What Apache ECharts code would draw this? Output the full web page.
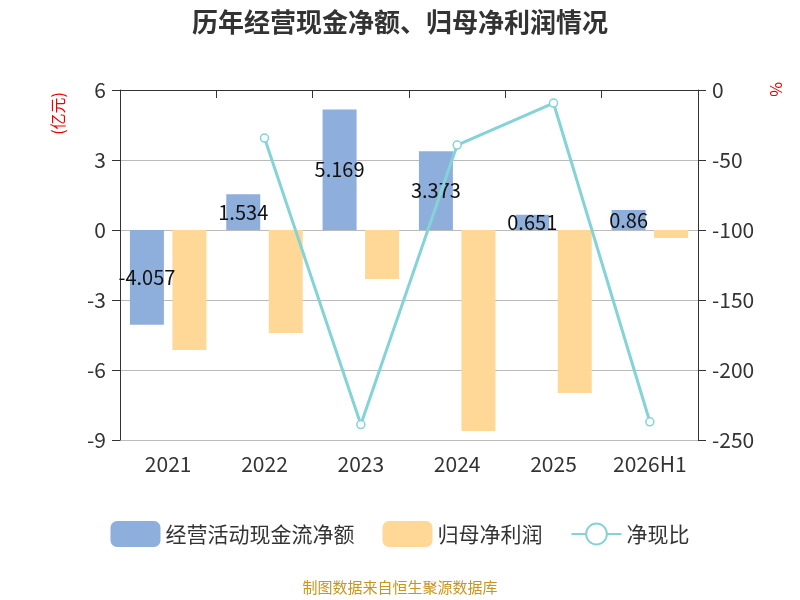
<!DOCTYPE html>
<html><head><meta charset="utf-8">
<script src="https://cdn.jsdelivr.net/npm/echarts@6/dist/echarts.min.js"></script>
<style>html,body{margin:0;background:#fff}#c{width:800px;height:600px}</style>
</head><body><div id="c"></div>
<script>
const years = ["2021", "2022", "2023", "2024", "2025", "2026H1"];
const cashFlow = [-4.057, 1.534, 5.169, 3.373, 0.651, 0.86];
const netProfit = [-5.14, -4.41, -2.1, -8.61, -6.99, -0.34];
const cashRatio = [null, -34.3, -239, -39.3, -9.3, -237];

const chart = echarts.init(document.getElementById("c"));
const font = "'Noto Sans CJK SC', 'Noto Sans', sans-serif";
chart.setOption({
  textStyle: { fontFamily: font },
  title: { text: "历年经营现金净额、归母净利润情况", left: "center", top: 4,
    textStyle: { fontSize: 26, fontWeight: "bold", color: "#333", fontFamily: font } },
  legend: { bottom: 48, itemWidth: 50, itemHeight: 26, itemGap: 28,
    textStyle: { fontSize: 21, color: "#333" },
    data: [{ name: "经营活动现金流净额" }, { name: "归母净利润" }, { name: "净现比" }] },
  grid: { left: 120, right: 102, top: 90, bottom: 160 },
  graphic: [
    { type: "text", left: 50, top: 92, rotation: Math.PI / 2,
      style: { text: "(亿元)", fill: "#e00", fontSize: 16, fontFamily: font } },
    { type: "text", left: 768, top: 82, rotation: -Math.PI / 2,
      style: { text: "%", fill: "#e00", fontSize: 16, fontFamily: font } },
    { type: "text", left: "center", top: 580,
      style: { text: "制图数据来自恒生聚源数据库", fill: "#c8961e", fontSize: 15, fontFamily: font } }
  ],
  xAxis: [
    { type: "category", data: years, position: "bottom", axisLine: { show: false }, axisTick: { show: false },
      axisLabel: { fontSize: 21, color: "#333", margin: 14 } },
    { type: "category", data: years, position: "top",
      axisLine: { show: true, onZero: true, lineStyle: { color: "#333" } },
      axisTick: { show: true, inside: true, length: 8, lineStyle: { color: "#333" } }, axisLabel: { show: false } }
  ],
  yAxis: [
    { type: "value", min: -9, max: 6, interval: 3,
      axisLine: { show: true, lineStyle: { color: "#333" } }, axisTick: { show: true, length: 8 },
      axisLabel: { fontSize: 21, color: "#333", margin: 14 },
      splitLine: { lineStyle: { color: "#bbb" } } },
    { type: "value", min: -250, max: 0, interval: 50,
      axisLine: { show: true, lineStyle: { color: "#333" } }, axisTick: { show: true, length: 8 },
      axisLabel: { fontSize: 21, color: "#333", margin: 14 }, splitLine: { show: false } }
  ],
  series: [
    { name: "经营活动现金流净额", type: "bar", data: cashFlow, barWidth: 34, barGap: "25%",
      itemStyle: { color: "#8eaedb" },
      label: { show: true, position: "inside", color: "#111", fontSize: 20 } },
    { name: "归母净利润", type: "bar", data: netProfit, barWidth: 34,
      itemStyle: { color: "#ffd898" } },
    { name: "净现比", type: "line", yAxisIndex: 1, data: cashRatio, symbol: "circle", symbolSize: 8,
      itemStyle: { color: "#fff", borderColor: "#84d3d6", borderWidth: 1.5 },
      lineStyle: { color: "#84d3d6", width: 3 } }
  ]
});
</script></body></html>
------------
The exercise: Omit the pictures and give the material again, exactly and in full.

Reply to the task:
What Apache ECharts code would draw this? Output the full web page.
<!DOCTYPE html>
<html><head><meta charset="utf-8">
<script src="https://cdn.jsdelivr.net/npm/echarts@6/dist/echarts.min.js"></script>
<style>html,body{margin:0;background:#fff}#c{width:800px;height:600px}</style>
</head><body><div id="c"></div>
<script>
const years = ["2021", "2022", "2023", "2024", "2025", "2026H1"];
const cashFlow = [-4.057, 1.534, 5.169, 3.373, 0.651, 0.86];
const netProfit = [-5.14, -4.41, -2.1, -8.61, -6.99, -0.34];
const cashRatio = [null, -34.3, -239, -39.3, -9.3, -237];

const chart = echarts.init(document.getElementById("c"));
const font = "'Noto Sans CJK SC', 'Noto Sans', sans-serif";
chart.setOption({
  textStyle: { fontFamily: font },
  title: { text: "历年经营现金净额、归母净利润情况", left: "center", top: 4,
    textStyle: { fontSize: 26, fontWeight: "bold", color: "#333", fontFamily: font } },
  legend: { bottom: 48, itemWidth: 50, itemHeight: 26, itemGap: 28,
    textStyle: { fontSize: 21, color: "#333" },
    data: [{ name: "经营活动现金流净额" }, { name: "归母净利润" }, { name: "净现比" }] },
  grid: { left: 120, right: 102, top: 90, bottom: 160 },
  graphic: [
    { type: "text", left: 50, top: 92, rotation: Math.PI / 2,
      style: { text: "(亿元)", fill: "#e00", fontSize: 16, fontFamily: font } },
    { type: "text", left: 768, top: 82, rotation: -Math.PI / 2,
      style: { text: "%", fill: "#e00", fontSize: 16, fontFamily: font } },
    { type: "text", left: "center", top: 580,
      style: { text: "制图数据来自恒生聚源数据库", fill: "#c8961e", fontSize: 15, fontFamily: font } }
  ],
  xAxis: [
    { type: "category", data: years, position: "bottom", axisLine: { show: false }, axisTick: { show: false },
      axisLabel: { fontSize: 21, color: "#333", margin: 14 } },
    { type: "category", data: years, position: "top",
      axisLine: { show: true, onZero: true, lineStyle: { color: "#333" } },
      axisTick: { show: true, inside: true, length: 8, lineStyle: { color: "#333" } }, axisLabel: { show: false } }
  ],
  yAxis: [
    { type: "value", min: -9, max: 6, interval: 3,
      axisLine: { show: true, lineStyle: { color: "#333" } }, axisTick: { show: true, length: 8 },
      axisLabel: { fontSize: 21, color: "#333", margin: 14 },
      splitLine: { lineStyle: { color: "#bbb" } } },
    { type: "value", min: -250, max: 0, interval: 50,
      axisLine: { show: true, lineStyle: { color: "#333" } }, axisTick: { show: true, length: 8 },
      axisLabel: { fontSize: 21, color: "#333", margin: 14 }, splitLine: { show: false } }
  ],
  series: [
    { name: "经营活动现金流净额", type: "bar", data: cashFlow, barWidth: 34, barGap: "25%",
      itemStyle: { color: "#8eaedb" },
      label: { show: true, position: "inside", color: "#111", fontSize: 20 } },
    { name: "归母净利润", type: "bar", data: netProfit, barWidth: 34,
      itemStyle: { color: "#ffd898" } },
    { name: "净现比", type: "line", yAxisIndex: 1, data: cashRatio, symbol: "circle", symbolSize: 8,
      itemStyle: { color: "#fff", borderColor: "#84d3d6", borderWidth: 1.5 },
      lineStyle: { color: "#84d3d6", width: 3 } }
  ]
});
</script></body></html>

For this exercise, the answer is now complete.